I am the only one who lived every thought that preceded my decisions.

I am the only one who carried the full emotional context of my reactions.

I am the only one who knows what I was trying to protect.

Other people can describe behavior.

Only I can describe meaning.


The Difference Between Memory and Narrative

Memory is what happened.

Narrative is how it lives inside us.

Two people can share the same event.

They will not share the same narrative.

And that does not make either one wrong.

But it means something important:

If I do not speak my narrative, it can disappear inside someone else’s version.


The Fear of Claiming Your Perspective

I was afraid to say, “That’s not how I experienced it.”

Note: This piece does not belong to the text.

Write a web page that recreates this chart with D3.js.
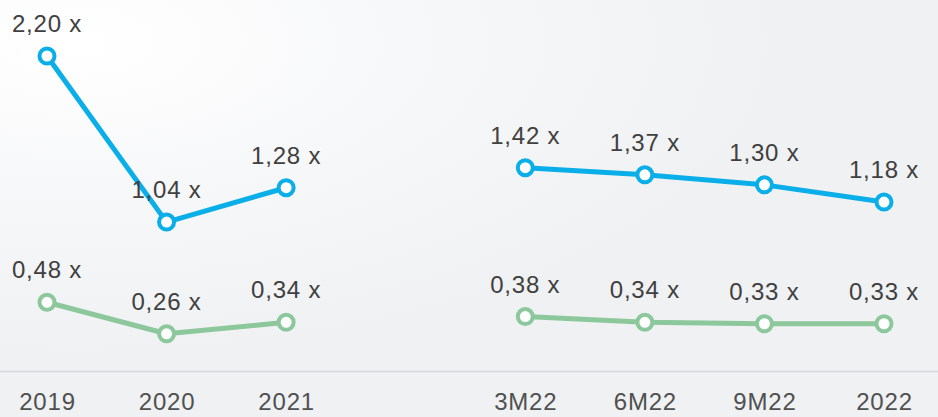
<!DOCTYPE html>
<meta charset="utf-8">
<style>
body { margin: 0; background: #f1f2f4; }
svg { display: block; font-family: "Liberation Sans", Arial, sans-serif; }
.value-label { font-size: 24px; letter-spacing: 0.8px; fill: #404040; text-anchor: middle; }
.x-axis text { font-size: 24px; letter-spacing: 0.8px; fill: #505050; }
</style>
<body>
<script src="https://d3js.org/d3.v7.min.js"></script>
<script>

// categories (blank slot keeps the gap between the two groups)
var periods = ["2019", "2020", "2021", "", "3M22", "6M22", "9M22", "2022"];

// series values, null where the gap is
var blueValues = [2.20, 1.04, 1.28, null, 1.42, 1.37, 1.30, 1.18];
var greenValues = [0.48, 0.26, 0.34, null, 0.38, 0.34, 0.33, 0.33];

var width = 938, height = 417;

var svg = d3.select("body").append("svg")
    .attr("width", width)
    .attr("height", height);

// soft background standing in for the faded photo
var defs = svg.append("defs");
var grad = defs.append("radialGradient")
    .attr("id", "bg").attr("cx", "8%").attr("cy", "10%").attr("r", "75%");
grad.append("stop").attr("offset", "0%").attr("stop-color", "#ffffff");
grad.append("stop").attr("offset", "45%").attr("stop-color", "#f7f8f9");
grad.append("stop").attr("offset", "100%").attr("stop-color", "#eff1f3");
svg.append("rect").attr("width", width).attr("height", height).attr("fill", "url(#bg)");

var x = d3.scalePoint().domain(periods).range([47, 884]);
var y = d3.scaleLinear().domain([0, 2.2]).range([371, 56]);

// x axis: plain light line and the labels
var xAxis = svg.append("g")
    .attr("class", "x-axis")
    .attr("transform", "translate(0,371)")
    .call(d3.axisBottom(x).tickSize(0).tickPadding(22));
xAxis.select(".domain").remove();
xAxis.selectAll("text").attr("font-family", "Liberation Sans, Arial, sans-serif");
svg.append("line")
    .attr("x1", 0).attr("x2", width)
    .attr("y1", 371.5).attr("y2", 371.5)
    .attr("stroke", "#d6d8db").attr("stroke-width", 1.5);

function drawSeries(values, color) {
  var pts = periods.map(function(p, i) { return {p: p, v: values[i]}; });

  var line = d3.line()
      .defined(function(d) { return d.v != null; })
      .x(function(d) { return x(d.p); })
      .y(function(d) { return y(d.v); });

  svg.append("path")
      .datum(pts)
      .attr("fill", "none")
      .attr("stroke", color)
      .attr("stroke-width", 5)
      .attr("stroke-linejoin", "round")
      .attr("d", line);

  var real = pts.filter(function(d) { return d.v != null; });

  svg.selectAll(null)
      .data(real)
    .enter().append("circle")
      .attr("cx", function(d) { return x(d.p); })
      .attr("cy", function(d) { return y(d.v); })
      .attr("r", 7.5)
      .attr("fill", "#ffffff")
      .attr("stroke", color)
      .attr("stroke-width", 4);

  svg.selectAll(null)
      .data(real)
    .enter().append("text")
      .attr("class", "value-label")
      .attr("x", function(d) { return x(d.p); })
      .attr("y", function(d) { return y(d.v) - 24; })
      .text(function(d) { return d.v.toFixed(2).replace(".", ",") + " x"; });
}

drawSeries(blueValues, "#0aaee8");
drawSeries(greenValues, "#8cc89c");

</script>
</body>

Because I thought it meant conflict.

I thought it meant confrontation.

I thought it meant being difficult.

But claiming your story does not require aggression.

It requires steadiness.

It can sound like this:

  • “I understand your perspective. Mine felt different.”
  • “I see it another way.”
  • “That moment affected me more than you might realize.”

These are not loud sentences.

They are anchored ones.


Where I Used to Disappear

I used to disappear in three places:

  • In disagreements.
  • In misunderstandings.
  • In emotional vulnerability.

Whenever tension rose, I reduced myself.

Not dramatically.

Quietly.

I would tell myself, “It’s fine.”

Even when it wasn’t.

That pattern did not destroy me.

It diluted me.


Reclaiming My Narrative Is a Slow Practice

This did not change overnight.

I still hesitate sometimes.

I still overthink certain conversations.

But now, when something feels misrepresented, I pause differently.

I ask:

“What was true for me?”

And then I honor that truth — even if I do not share it immediately.

Reclaiming my story begins privately.


Private Honesty Before Public Clarity

If speaking feels too large, writing can hold you first.

Inside the Self-Discovery Journal Prompts, you can explore your experience without interruption.

You can describe the memory without editing it.

You can say what you did not say then.

You can practice trusting your perception again.


Owning My Story Without Rewriting Others

This part matters.

Claiming my narrative does not require invalidating someone else’s.

It simply requires refusing to erase mine.

Two truths can coexist.

Two interpretations can stand.

But mine no longer disappears to maintain comfort.


The Quiet Confidence of Self-Witnessing

There is something stabilizing about saying internally:

“I know what I felt.”

Even if no one else confirms it.

Even if no one agrees.

Even if the room is silent.

Self-witnessing changes posture.

You stand differently.

You speak differently.

You hesitate less.

Not because you are louder.

But because you are less divided inside.


If You Have Been Doubting Your Own Story

Maybe you have been adjusting your memories to fit someone else’s explanation.

Maybe you have replayed events wondering if you imagined the tension.

Maybe you have minimized your discomfort to keep peace.

Your experience does not require unanimous agreement to exist.

It only requires your acknowledgment.


Final Reflection

I no longer need to win the narrative.

I only need to keep it.

No one else lived inside my body.

No one else carried my silent negotiations.

No one else felt the hesitation behind my decisions.

They can describe what they observed.

But only I can describe what it meant.

No one can tell my story like I can.

And this time,
I am not giving it away.


FAQ — No One Can Tell My Story Like I Can

What if my version of events conflicts with someone else’s?

Two people can experience the same moment differently. Your perspective does not erase theirs — and theirs does not erase yours.

Is it selfish to prioritize my narrative?

No. It is self-respect. Owning your experience allows healthier communication, not conflict.

How do I begin trusting my perception again?

Start by writing privately. Describe what you felt before you analyze it.

What if I’m afraid of confrontation?

You do not need confrontation. You need clarity. And clarity can be calm.

Why is writing helpful in reclaiming my story?

Writing slows thoughts down and anchors memory. It helps you distinguish between what happened and how it lived inside you.